Un rapport gardant un flou pudique
Tous les ans, RSF dresse la liste des journalistes tués ou enlevés en raison de leur métier de journaliste. Dans le rapport de 1999, on constate que les victimes serbes de ces crimes sont reléguées à l’arrière-plan, notamment les 16 victimes du bombardement de la Radio Télévision Serbe (RTS) à Belgrade le 23 avril 1999. La majorité de ces victimes étaient des techniciens, pas des journalistes, ce qui explique que le rapport n’indique que six morts en “République fédérale de Yougoslavie”. Néanmoins, on pourra s’étonner que le rapport donne des détails plus ou moins précis sur les autres tués ailleurs dans le monde, dont six sont désignés par leur nom. Les seuls détails concernant certains de ces six morts en “République fédérale de Yougoslavie” concernent deux journalistes allemands tués au Kosovo, dont on nous précise même que “ils auraient été tués par un groupe de paramilitaires fuyant vers la Serbie”. Des quatre autres journalistes tués dans la région cette année-là, on ne saura rien de plus.
Le même rapport oublie également de mentionner la Yougoslavie dans sa partie sur les enlèvements. Sont pourtant cités Sierra Leone, Colombie, Tchétchénie, Cuba, Congo, Cameroun. Pas un mot pour les journalistes serbes Mile Buljević, Ljubomir Knežević et Aleksandar Simović, ayant tous disparu au Kosovo en 1999 (photo).
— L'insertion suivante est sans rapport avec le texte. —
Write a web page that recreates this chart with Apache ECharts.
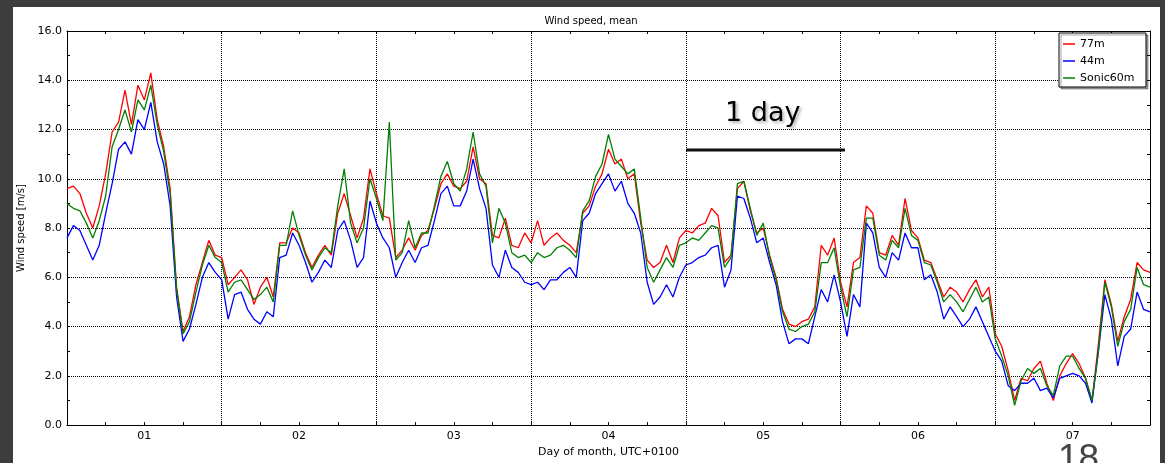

Enfin, dans le paragraphe sur les “restrictions à la liberté de la presse”, on nomme enfin un journaliste serbe, dans un paragraphe qui est un exemple de manipulation des faits :
“Dans la Yougoslavie de Slobodan Milosevic, les médias indépendants se sont vu imposer une ligne éditoriale faisant l’apologie du patriotisme et de la résistances serbes pendant la campagne aérienne de l’Otan. L’assassinat de Slavko Curuvija, directeur d’un quotidien indépendant, accusé de “trahison” par les autorités, a servi d’avertissement pour les plus récalcitrants.”
Tout est fait dans ce court paragraphe pour laisser entendre que ce meurtre est ordonné par les autorités yougoslaves dans un but éminemment politique, ceci sans le moindre début de preuve, surtout à l’époque de la rédaction de ce rapport.
Des dirigeants au passif lourd
Ce parti-pris n’est pas un accident de parcours, comme le montre par exemple la nomination de Pierre Haski à la tête de RSF en 2017.
Pierre Haski était chef du service international et rédacteur en chef adjoint de Libération pendant le conflit de 1999. Aucun de ses articles publiés entre 1999 et 2000 ne traite du bombardement de RTS ou des journalistes serbes tués ou enlevés. Au contraire, il a contribué à relayer de nombreuses fake news destinées à justifier l’intervention de l’OTAN au Kosovo, dont certaines ont été exposées dans cet article publié sur notre site :
Le 19 avril 1999, Haski reprend ainsi des accusations de massacres portées contre le président yougoslave Slobodan Milosevic, affirmant que son objectif est de “vider par la force le Kosovo de sa majorité albanaise”. Il cite un témoin affirmant avoir vu “de nombreux cadavres sur la route” et un autre parlant de “la séparation des hommes du reste de la famille”, ce qui évoque des crimes. Il poursuit en rapportant qu’il y a “plus de 100 000 hommes dont nous ne connaissons pas le sort”. Aujourd’hui, nous savons que la guerre du Kosovo a fait environ 10 000 morts, toutes catégories confondues, y compris civils et militaires. Ces déclarations d’Haski, ainsi que ses jugements de valeur incitant aux bombardements pour arrêter Milosevic, ont contribué à la diabolisation et à la déshumanisation du peuple serbe.
Une attaque ciblée
En Serbie, le paysage médiatique est diversifié, comprenant des journaux et des chaînes de télévision détenues par l’État serbe, des oligarques locaux et des intérêts étrangers. Par exemple, B92 est plutôt libéral et pourrait être comparé à BFM en France, tandis que le journal Politika est conservateur et ressemble davantage au Figaro. RT Balkans fait partie du groupe russe RT, tandis que la chaîne N1, très critique envers le gouvernement, est affiliée au groupe américain CNN. Malgré cette diversité, c’est RT, que RSF a choisi de cibler.
De même, on pourra s’étonner de constater que RSF exige de la Serbie qu’elle “mette en œuvre des solutions systémiques pour protéger l’espace informationnel européen et soutenir fermement un journalisme digne de confiance, garantissant le droit à l’information fiable des citoyens”, mais ne se soit pas élevé contre les nombreuses interdictions de séjour prononcées par les autorités de Pristina contre des journalistes serbes, le dernier en date étant Andjelko Utjesanovic, journaliste pour Tanjug, qui a été refoulé au poste administratif de Merdare en janvier de cette année alors qu’il se rendait au Kosovo pour accompagner le Patriarche serbe Porfirije dans une visite de plusieurs églises orthodoxes à l’approche de Noël.